TEMPO.CO, Jakarta - Petani sawit mengeluhkan kebijakan domestic market obligation (DMO) dan domestic price obligation (DPO) yang berlaku untuk minyak sawit mentah (CPO) yang diterapkan pemerintah pada awal bulan ini. Ketua Umum Asosiasi Petani Kelapa Sawit Indonesia Perjuangan (Apkasindo) Alpian Arahman menyatakan kebijakan tersebut akhirnya malah menggerus harga tandan buah segar (TBS).
“Tujuan dari kebijakan (DMO dan DPO) sebenarnya mulia, menjaga dan memenuhi ketersediaan minyak di pasar dalam negeri.

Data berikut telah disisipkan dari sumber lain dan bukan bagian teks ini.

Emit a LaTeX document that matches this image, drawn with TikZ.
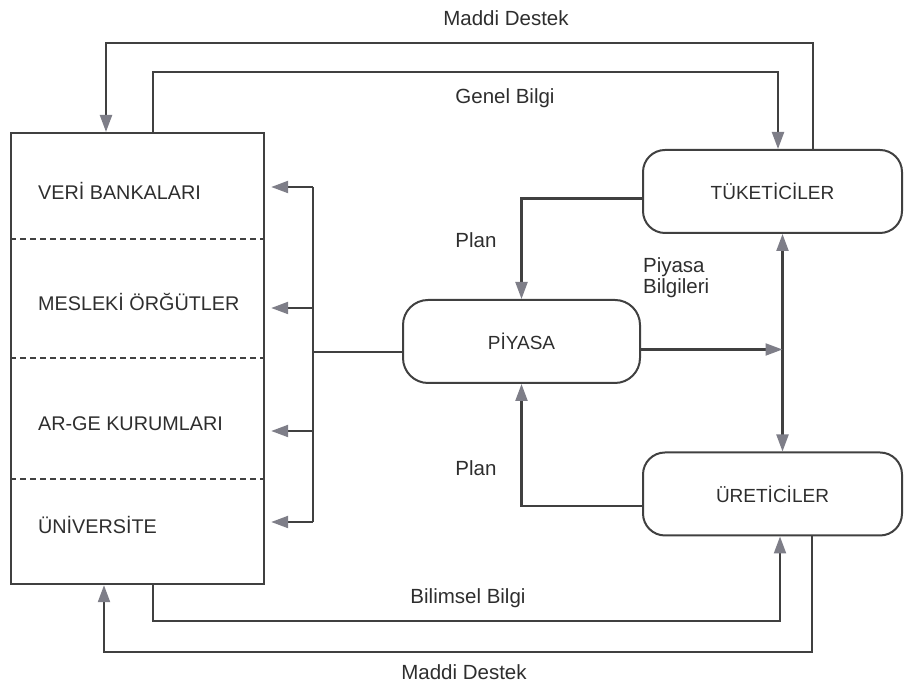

Tapi dalam beberapa hari, harga TBS petani merosot sangat tajam,” kata Alpian dalam diskusi virtual bersama Indef, Kamis, 3 Februari 2022.
Alpian meminta pemerintah segera mengevaluasi kebijakan DMO dan DPO. Dia menduga ada pihak-pihak tertentu yang sengaja membeli TBS di tingkat petani dengan harga sangat murah ketika pemerintah berupaya menyeimbangkan harga minyak goreng dalam negeri.
“Kami mohon kepada pemerintah memantau,” katanya. Adapun tiga hari lalu, harga TBS sawit Rp 2.550 per kilogram. Harga ini lebih rendah dari sebelum penetapan kebijakan DMO dan DPO yang berkisar Rp 3.500 per kilogram.
Sebelumnya pemerintah menerapkan kebijakan DMO dan DPO mulai 27 Januari untuk menjaga ketersediaan minyak goreng dengan harga terjangkau. Mekanisme kebijakan DMO atau kewajiban pasokan ke dalam negeri berlaku wajib bagi seluruh produsen minyak goreng yang akan melakukan ekspor.
Dengan kebijakan ini, seluruh eksportir harus memasok minyak goreng ke dalam negeri ebesar 20 persen dari volume ekspor masing-masing. Seiring dengan penerapan kebijakan DMO dan DPO tersebut, pemerintah menetapkan harga eceran tertinggi (HET) untuk minyak goreng .
Rinciannya, HET untuk minyak goreng curah ditetapkan Rp 11.500 per liter dan minyak goreng kemasan sederhana Rp 13.500 per liter. Sedangkan minyak goreng kemasan premium Rp 14 ribu per liter. Kebijakan HET telah berlaku sejak 1 Februari 2022.